WHAT YOU SHOULD DO
Can you pull out each line of the data below that includes the word "matplotlib"?

DATA SEGMENT
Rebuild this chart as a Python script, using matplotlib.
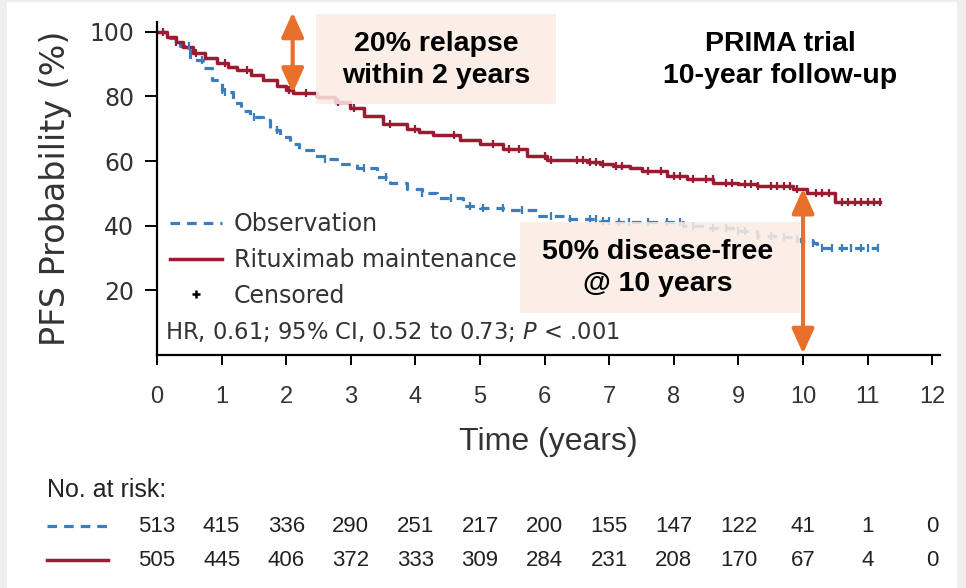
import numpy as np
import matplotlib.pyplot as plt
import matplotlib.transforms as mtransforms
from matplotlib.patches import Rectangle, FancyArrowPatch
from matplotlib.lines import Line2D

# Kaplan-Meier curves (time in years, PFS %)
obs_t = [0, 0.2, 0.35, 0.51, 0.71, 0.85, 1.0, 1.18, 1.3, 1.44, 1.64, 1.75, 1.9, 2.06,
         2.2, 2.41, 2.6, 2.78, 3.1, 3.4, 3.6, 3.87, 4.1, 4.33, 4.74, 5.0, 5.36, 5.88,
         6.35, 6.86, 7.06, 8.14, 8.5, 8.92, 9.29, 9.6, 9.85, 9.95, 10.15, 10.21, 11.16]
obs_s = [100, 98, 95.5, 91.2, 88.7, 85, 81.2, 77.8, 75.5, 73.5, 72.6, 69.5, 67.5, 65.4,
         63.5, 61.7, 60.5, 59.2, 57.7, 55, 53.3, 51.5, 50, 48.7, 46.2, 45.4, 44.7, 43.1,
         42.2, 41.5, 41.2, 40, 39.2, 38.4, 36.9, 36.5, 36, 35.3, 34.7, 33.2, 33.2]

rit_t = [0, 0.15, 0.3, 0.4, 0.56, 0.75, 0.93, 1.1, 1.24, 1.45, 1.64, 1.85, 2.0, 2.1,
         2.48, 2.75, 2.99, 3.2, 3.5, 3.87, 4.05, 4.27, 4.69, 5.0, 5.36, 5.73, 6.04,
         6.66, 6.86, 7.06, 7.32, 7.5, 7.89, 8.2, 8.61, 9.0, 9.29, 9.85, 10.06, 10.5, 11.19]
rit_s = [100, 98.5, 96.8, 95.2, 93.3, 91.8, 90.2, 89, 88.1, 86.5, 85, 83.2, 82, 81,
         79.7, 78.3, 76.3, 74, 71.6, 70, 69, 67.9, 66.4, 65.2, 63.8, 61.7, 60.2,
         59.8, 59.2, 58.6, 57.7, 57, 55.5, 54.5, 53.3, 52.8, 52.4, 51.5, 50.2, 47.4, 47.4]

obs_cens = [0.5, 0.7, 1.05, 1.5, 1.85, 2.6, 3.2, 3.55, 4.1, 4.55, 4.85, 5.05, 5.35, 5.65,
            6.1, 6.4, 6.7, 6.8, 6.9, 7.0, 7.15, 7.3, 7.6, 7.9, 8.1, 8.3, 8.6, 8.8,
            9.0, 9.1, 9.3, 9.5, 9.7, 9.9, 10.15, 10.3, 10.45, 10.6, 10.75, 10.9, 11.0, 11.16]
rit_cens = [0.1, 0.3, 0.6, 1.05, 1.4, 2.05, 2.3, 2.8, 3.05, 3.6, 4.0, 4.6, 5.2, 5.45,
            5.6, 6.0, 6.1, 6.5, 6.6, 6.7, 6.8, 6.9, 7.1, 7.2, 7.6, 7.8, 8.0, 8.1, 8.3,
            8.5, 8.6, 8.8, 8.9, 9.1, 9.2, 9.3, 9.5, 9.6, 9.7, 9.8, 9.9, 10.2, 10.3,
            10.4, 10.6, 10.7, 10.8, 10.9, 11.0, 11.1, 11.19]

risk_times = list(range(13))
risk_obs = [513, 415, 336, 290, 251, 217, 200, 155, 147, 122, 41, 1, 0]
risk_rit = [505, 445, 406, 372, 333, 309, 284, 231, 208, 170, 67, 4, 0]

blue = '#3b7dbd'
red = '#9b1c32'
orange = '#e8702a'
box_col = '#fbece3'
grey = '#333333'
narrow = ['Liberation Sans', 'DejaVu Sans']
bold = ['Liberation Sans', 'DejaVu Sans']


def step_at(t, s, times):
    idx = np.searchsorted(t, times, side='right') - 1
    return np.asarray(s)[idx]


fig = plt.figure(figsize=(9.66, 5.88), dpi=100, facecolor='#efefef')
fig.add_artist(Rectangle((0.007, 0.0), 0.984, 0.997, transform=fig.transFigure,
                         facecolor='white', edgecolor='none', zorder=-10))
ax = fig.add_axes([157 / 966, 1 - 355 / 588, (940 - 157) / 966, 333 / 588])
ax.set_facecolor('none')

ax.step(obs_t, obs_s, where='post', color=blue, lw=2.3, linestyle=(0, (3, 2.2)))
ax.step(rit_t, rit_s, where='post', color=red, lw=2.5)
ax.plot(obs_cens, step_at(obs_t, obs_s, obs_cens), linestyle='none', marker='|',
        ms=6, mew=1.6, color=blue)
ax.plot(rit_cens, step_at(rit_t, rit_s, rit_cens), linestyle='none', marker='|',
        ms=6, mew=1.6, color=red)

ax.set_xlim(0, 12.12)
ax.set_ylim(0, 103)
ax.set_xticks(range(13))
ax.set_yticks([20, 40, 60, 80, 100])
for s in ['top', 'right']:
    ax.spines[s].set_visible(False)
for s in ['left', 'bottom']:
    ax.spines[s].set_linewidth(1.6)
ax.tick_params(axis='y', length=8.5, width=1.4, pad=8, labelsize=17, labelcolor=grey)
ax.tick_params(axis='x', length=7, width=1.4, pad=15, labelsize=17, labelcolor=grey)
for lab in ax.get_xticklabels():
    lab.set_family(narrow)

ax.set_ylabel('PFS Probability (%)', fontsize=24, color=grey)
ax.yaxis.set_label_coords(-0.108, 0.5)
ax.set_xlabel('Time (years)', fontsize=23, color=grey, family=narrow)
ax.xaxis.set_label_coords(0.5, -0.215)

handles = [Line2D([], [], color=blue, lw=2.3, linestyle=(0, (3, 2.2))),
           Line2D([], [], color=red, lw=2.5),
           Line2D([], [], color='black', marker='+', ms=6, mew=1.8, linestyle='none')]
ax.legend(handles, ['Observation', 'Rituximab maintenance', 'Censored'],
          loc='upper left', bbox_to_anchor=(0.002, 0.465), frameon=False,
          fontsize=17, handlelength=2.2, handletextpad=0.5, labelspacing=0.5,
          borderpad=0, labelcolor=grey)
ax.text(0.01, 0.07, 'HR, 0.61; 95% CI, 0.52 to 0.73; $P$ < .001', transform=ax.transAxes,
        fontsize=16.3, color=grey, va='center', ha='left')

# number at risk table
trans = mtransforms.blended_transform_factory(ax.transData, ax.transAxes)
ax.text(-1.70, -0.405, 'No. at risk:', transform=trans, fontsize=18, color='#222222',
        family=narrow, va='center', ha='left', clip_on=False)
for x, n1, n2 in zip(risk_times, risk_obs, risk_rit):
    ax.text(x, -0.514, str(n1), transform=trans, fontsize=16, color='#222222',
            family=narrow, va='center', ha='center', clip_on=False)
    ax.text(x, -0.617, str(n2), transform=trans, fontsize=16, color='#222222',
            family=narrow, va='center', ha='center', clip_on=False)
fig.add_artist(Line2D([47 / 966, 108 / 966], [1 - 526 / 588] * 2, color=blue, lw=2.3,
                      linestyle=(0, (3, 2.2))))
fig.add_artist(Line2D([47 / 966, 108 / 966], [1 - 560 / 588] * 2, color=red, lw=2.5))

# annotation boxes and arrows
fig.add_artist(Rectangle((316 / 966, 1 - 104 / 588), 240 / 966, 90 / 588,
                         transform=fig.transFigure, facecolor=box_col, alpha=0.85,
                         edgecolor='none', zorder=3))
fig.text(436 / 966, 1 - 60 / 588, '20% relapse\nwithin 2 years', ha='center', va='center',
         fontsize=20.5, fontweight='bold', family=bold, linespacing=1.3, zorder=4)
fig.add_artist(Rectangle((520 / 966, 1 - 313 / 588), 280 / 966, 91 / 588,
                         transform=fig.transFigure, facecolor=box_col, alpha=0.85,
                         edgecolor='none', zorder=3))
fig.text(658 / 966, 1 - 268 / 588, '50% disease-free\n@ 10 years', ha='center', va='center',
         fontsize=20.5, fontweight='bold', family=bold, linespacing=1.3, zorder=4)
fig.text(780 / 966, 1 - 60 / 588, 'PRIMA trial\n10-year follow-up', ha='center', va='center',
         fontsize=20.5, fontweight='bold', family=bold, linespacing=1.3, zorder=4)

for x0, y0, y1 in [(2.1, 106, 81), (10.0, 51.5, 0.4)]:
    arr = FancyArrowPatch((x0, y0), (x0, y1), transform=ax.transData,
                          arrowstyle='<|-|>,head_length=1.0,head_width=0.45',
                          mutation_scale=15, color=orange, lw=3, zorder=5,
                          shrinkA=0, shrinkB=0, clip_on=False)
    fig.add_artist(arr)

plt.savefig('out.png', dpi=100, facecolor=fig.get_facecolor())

REPLY TO THE EXERCISE
Rebuild this chart as a Python script, using matplotlib.
import matplotlib.pyplot as plt
import matplotlib.transforms as mtransforms
from matplotlib.patches import Rectangle, FancyArrowPatch
from matplotlib.lines import Line2D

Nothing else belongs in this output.